Ethel was sentenced January 22nd to thirty days in the Workhouse on Blackwell’s Island in the East River. In spite of our discussion over this possibility, she was utterly shocked, and exclaimed, “I’m going to go on that hunger strike.”
After spending the night in the Tombs, she was returned the next morning to the Federal District Court of Brooklyn on a writ of habeas corpus as a means of suspending sentence pending appeal. Daylight had brought no change in her determination to continue with the hunger strike. “I haven’t had anything to eat yet,” she declared, and, remembering the tale that one hunger striker had received nourishment in her cups of water, she added, “and, if they send me back, I shan’t drink anything either.”
Neither J.J. nor I considered such a short sentence worth breaking your life for. Furthermore, the cause did not mean to Ethel what it did to me. “Think this over very carefully,” I reminded her. “A hunger strike is not necessary, and if you once start you’ll have to keep it up.” She insisted that she was ready to die if need be; she had made her will and arranged for the disposition of her two children—the hunger strike was to go on. The writ was refused and she was remanded to the Workhouse. On her way there she told the women with whom she shared the patrol wagon the salient facts of birth control.
When Commissioner of Correction Burdette G. Lewis was asked to comment on Ethel’s decision he scoffed. “Others have threatened hunger strikes. It means nothing.” At first no food at all was brought her, but after the publicity began the authorities were in despair to make her eat. This was a case they did not know how to handle; they were mentally unprepared for prisoners who were guilty of performing a legal wrong in order to win a legal right.
Ethel had gone one hundred and three hours without eating when Commissioner Lewis established a precedent in American prison annals by ordering her forcibly fed, the first woman to be so treated in this country. He stated optimistically to the press how simple the process was, consisting of merely rolling her in a blanket so she could not struggle, and then having milk, eggs, and a stimulant forced into her stomach through a rubber tube. He stressed how healthy she continued to be, how little opposition she offered, how foolish the whole thing appeared to him anyhow; he was going to charge her for the expense incurred in calling in an expert to feed her.
As soon as I heard my sister was “passive under the feeding” I became desperately anxious about her; nothing but complete loss of strength could have lessened her resistance.

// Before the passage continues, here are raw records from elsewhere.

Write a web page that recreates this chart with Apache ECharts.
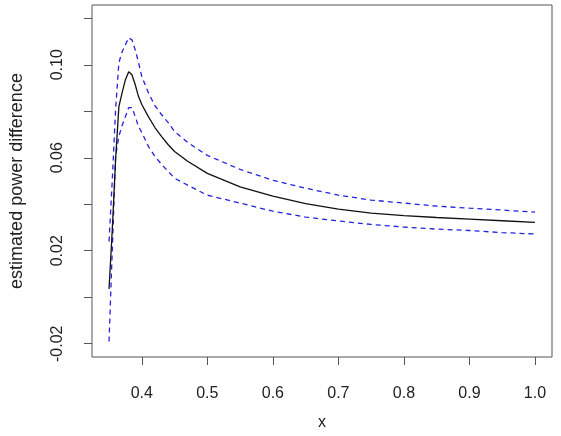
<!DOCTYPE html>
<html>
<head>
<meta charset="utf-8">
<script src="https://cdn.jsdelivr.net/npm/echarts@6/dist/echarts.min.js"></script>
<style>
  html, body { margin: 0; padding: 0; background: #fff; }
  #chart { width: 561px; height: 436px; }
</style>
</head>
<body>
<div id="chart"></div>
<script>
// x positions
const xs = [0.35, 0.355, 0.36, 0.365, 0.37, 0.375, 0.38, 0.3825, 0.385, 0.39, 0.395, 0.40,
  0.41, 0.42, 0.43, 0.44, 0.45, 0.47, 0.50, 0.55, 0.60, 0.65, 0.70, 0.75, 0.80, 0.85, 0.90, 0.95, 1.00];
// estimate (black solid)
const est = [0.0036, 0.0293, 0.0593, 0.082, 0.088, 0.0936, 0.097, 0.0974, 0.0957, 0.0914, 0.0863, 0.0829,
  0.0777, 0.073, 0.0692, 0.0657, 0.0627, 0.0585, 0.0533, 0.0475, 0.0435, 0.0403, 0.0379, 0.0362, 0.0351, 0.0343, 0.0336, 0.0329, 0.0322];
// upper band (blue dashed)
const upper = [0.024, 0.0507, 0.0807, 0.1009, 0.1056, 0.1086, 0.1116, 0.1124, 0.1107, 0.1064, 0.1009, 0.0949,
  0.088, 0.0824, 0.0786, 0.0752, 0.0713, 0.0666, 0.061, 0.055, 0.0503, 0.0469, 0.0439, 0.0418, 0.0405, 0.0392, 0.0383, 0.0375, 0.0366];
// lower band (blue dashed)
const lower = [-0.019, 0.0208, 0.0606, 0.0692, 0.0739, 0.0777, 0.0816, 0.0824, 0.0816, 0.0777, 0.0734, 0.0709,
  0.0649, 0.0606, 0.0572, 0.0542, 0.0512, 0.0482, 0.0439, 0.0405, 0.037, 0.0345, 0.0328, 0.0313, 0.0302, 0.0293, 0.0287, 0.0278, 0.0272];

const xTicks = [0.4, 0.5, 0.6, 0.7, 0.8, 0.9, 1.0];
const yTicks = [-0.02, 0, 0.02, 0.04, 0.06, 0.08, 0.10, 0.12];
const yLabels = [-0.02, 0.02, 0.06, 0.10];

const pair = arr => xs.map((x, i) => [x, arr[i]]);
const font = 'Liberation Sans, Arial, sans-serif';

const chart = echarts.init(document.getElementById('chart'));
chart.setOption({
  animation: false,
  grid: {
    left: 87, top: 5, right: 9, bottom: 77,
    show: true, borderColor: '#555', borderWidth: 1
  },
  xAxis: {
    type: 'value', min: 0.324, max: 1.026,
    name: 'x', nameLocation: 'middle', nameGap: 58,
    nameTextStyle: { fontSize: 16, color: '#222', fontFamily: font },
    axisLine: { show: false, onZero: false },
    splitLine: { show: false },
    axisTick: { show: true, length: 8, customValues: xTicks, lineStyle: { color: '#555' } },
    axisLabel: {
      customValues: xTicks, margin: 29, fontSize: 16, color: '#222', fontFamily: font,
      formatter: v => v.toFixed(1)
    }
  },
  yAxis: {
    type: 'value', min: -0.0257, max: 0.1257,
    name: 'estimated power difference', nameLocation: 'middle', nameGap: 66,
    nameTextStyle: { fontSize: 18, color: '#222', fontFamily: font },
    axisLine: { show: false, onZero: false },
    splitLine: { show: false },
    axisTick: { show: true, length: 8, customValues: yTicks, lineStyle: { color: '#555' } },
    axisLabel: {
      customValues: yLabels, rotate: 90, margin: 26, fontSize: 16, color: '#222', fontFamily: font,
      formatter: v => v.toFixed(2)
    }
  },
  series: [
    {
      type: 'line', data: pair(upper), showSymbol: false,
      lineStyle: { color: '#2222dd', width: 1.3, type: [5, 4] }
    },
    {
      type: 'line', data: pair(lower), showSymbol: false,
      lineStyle: { color: '#2222dd', width: 1.3, type: [5, 4] }
    },
    {
      type: 'line', data: pair(est), showSymbol: false,
      lineStyle: { color: '#111', width: 1.3 }
    }
  ]
});
</script>
</body>
</html>
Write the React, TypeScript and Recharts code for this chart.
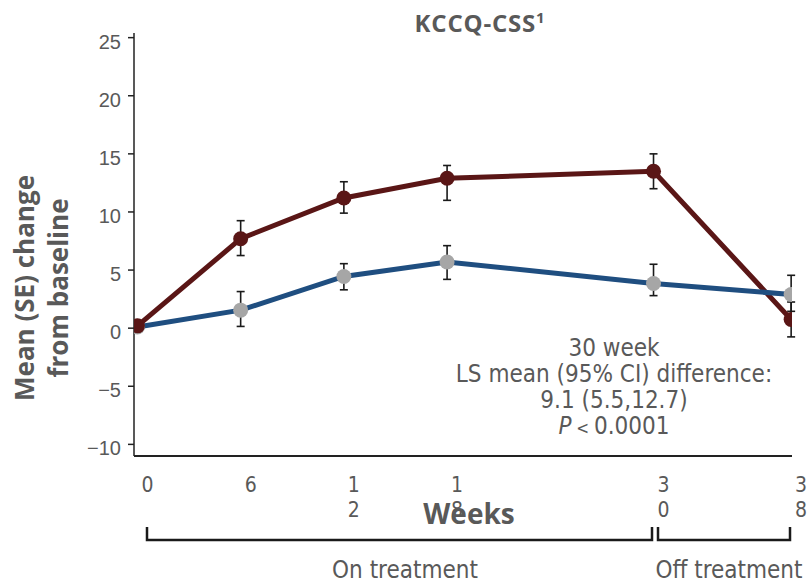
import React from 'react'
import { ComposedChart, Line, XAxis, YAxis, ErrorBar } from 'recharts'

const weeks = [0, 6, 12, 18, 30, 38]
const treatment = [0.2, 7.7, 11.2, 12.9, 13.5, 0.75]
const treatmentErr: (number[] | null)[] = [null, [1.45, 1.55], [1.3, 1.4], [1.9, 1.1], [1.5, 1.5], [1.5, 1.5]]
const placebo = [0.1, 1.55, 4.45, 5.7, 3.85, 2.9]
const placeboErr: (number[] | null)[] = [null, [1.4, 1.6], [1.15, 1.1], [1.5, 1.4], [1.05, 1.65], [1.45, 1.65]]
const yTicks = [-10, -5, 0, 5, 10, 15, 20, 25]
const noteLines = ['30 week', 'LS mean (95% CI) difference:', '9.1 (5.5,12.7)']

const rows = weeks.map((w, i) => ({
  week: w,
  treatment: treatment[i],
  treatmentErr: treatmentErr[i],
  placebo: placebo[i],
  placeboErr: placeboErr[i],
}))

const GREY_TEXT = '#595959'
const RED = '#5a1616'
const BLUE = '#1f4e80'
const DOT_GREY = '#a6a6a6'
const condensed = "'DejaVu Sans Condensed', 'DejaVu Sans', sans-serif"
const bold = "'Open Sans', 'Noto Sans', sans-serif"

function WeekTick({ x, y, payload }: any) {
  const chars = String(payload.value).split('')
  return (
    <text fill={GREY_TEXT} fontFamily={condensed} fontSize={21} textAnchor="middle" style={{ fontStretch: 'condensed' }}>
      {chars.map((c, i) => (
        <tspan key={i} x={x + 10} y={y + 28 + i * 25}>
          {c}
        </tspan>
      ))}
    </text>
  )
}

function ValueTick({ x, y, payload }: any) {
  return (
    <text x={x} y={y + 11} fill={GREY_TEXT} fontFamily="'Liberation Sans', Arial, sans-serif" fontSize={20} textAnchor="end">
      {payload.value < 0 ? '\u2212' + Math.abs(payload.value) : payload.value}
    </text>
  )
}

export default function App() {
  return (
    <div style={{ position: 'absolute', left: 0, top: 0, width: 807, height: 582, background: '#fff' }}>
      <ComposedChart width={807} height={582} data={rows} margin={{ top: 33, right: 15, bottom: 36, left: 74 }}>
        <XAxis
          type="number"
          dataKey="week"
          domain={[-0.2, 38.05]}
          ticks={weeks}
          allowDataOverflow
          height={90}
          tickLine={false}
          axisLine={{ stroke: '#222', strokeWidth: 2 }}
          tick={<WeekTick />}
        />
        <YAxis
          type="number"
          domain={[-11, 25.4]}
          ticks={yTicks}
          allowDataOverflow
          width={60}
          tickSize={6}
          tickMargin={7}
          tickLine={{ stroke: '#222', strokeWidth: 1.5 }}
          axisLine={{ stroke: '#222', strokeWidth: 1.5 }}
          tick={<ValueTick />}
        />
        <Line
          dataKey="placebo"
          stroke="none"
          dot={{ r: 7.5, fill: DOT_GREY, stroke: 'none' }}
          isAnimationActive={false}
        >
          <ErrorBar dataKey="placeboErr" direction="y" width={4} stroke="#1a1a1a" strokeWidth={1.6} />
        </Line>
        <Line
          dataKey="treatment"
          stroke={RED}
          strokeWidth={5}
          dot={{ r: 7.5, fill: RED, stroke: 'none' }}
          isAnimationActive={false}
        >
          <ErrorBar dataKey="treatmentErr" direction="y" width={4} stroke="#1a1a1a" strokeWidth={1.6} />
        </Line>
        <Line dataKey="placebo" stroke={BLUE} strokeWidth={5} dot={false} isAnimationActive={false} />
      </ComposedChart>

      <svg width={807} height={582} style={{ position: 'absolute', left: 0, top: 0, pointerEvents: 'none' }}>
        <text x={480} y={32} textAnchor="middle" fill={GREY_TEXT} fontFamily={bold} fontWeight={700} fontSize={24} letterSpacing={0.8}>
          KCCQ-CSS<tspan fontSize={15} dy={-9}>1</tspan>
        </text>
        <text transform="translate(34,288) rotate(-90)" textAnchor="middle" fill={GREY_TEXT} fontFamily={bold} fontWeight={700} fontSize={26}>
          Mean (SE) change
        </text>
        <text transform="translate(68,288) rotate(-90)" textAnchor="middle" fill={GREY_TEXT} fontFamily={bold} fontWeight={700} fontSize={26}>
          from baseline
        </text>
        <text x={469} y={524} textAnchor="middle" fill={GREY_TEXT} fontFamily={bold} fontWeight={700} fontSize={28}>
          Weeks
        </text>
        <g fill={GREY_TEXT} fontFamily={condensed} fontSize={24} textAnchor="middle" style={{ fontStretch: 'condensed' }}>
          {noteLines.map((t, i) => (
            <text key={t} x={614} y={356 + i * 26}>
              {t}
            </text>
          ))}
          <text x={614} y={434}>
            <tspan fontStyle="italic">P</tspan>
            <tspan fontSize={17}> {'<'} </tspan>0.0001
          </text>
          <text x={405} y={578} fontSize={24}>
            On treatment
          </text>
          <text x={729} y={578} fontSize={24}>
            Off treatment
          </text>
        </g>
        <path d="M147 527 V540 H652 V527" fill="none" stroke="#1a1a1a" strokeWidth={2.5} />
        <path d="M658 527 V540 H790 V527" fill="none" stroke="#1a1a1a" strokeWidth={2.5} />
      </svg>
    </div>
  )
}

After one interview Commissioner Lewis had barred all reporters and given out a statement of his own. “I have not much patience with Mrs. Byrne’s efforts to get advertising for her cause, and I won’t help such a campaign along by issuing bulletins.”
But bulletins were being issued, nevertheless—and printed.
From prearranged sources I was receiving messages and notes each evening, and reports on Ethel’s pulse and temperature. Thus I learned her vision was becoming affected and her heart was beginning to miss beats, due to lack of liquids. “Going without water was pretty bad,” she said herself. “At night the woman whose duty it was to go up and down the corridors to give the prisoners a drink if they wanted it stopped right by my cell and cried, ‘Water! Water!’ till it seemed as if I could not stand it. And on the other side of me was the sound of the river through the window.”
Nobody was allowed to visit Ethel but J.J., who, as her lawyer, could not well be refused. But reporters have their own mysterious ways of getting what they want. The World man succeeded in reaching her. It was not on the whole a successful interview, because she did not know who he was, but it did have one important result—it confirmed at first hand our statements as to the seriousness of her condition.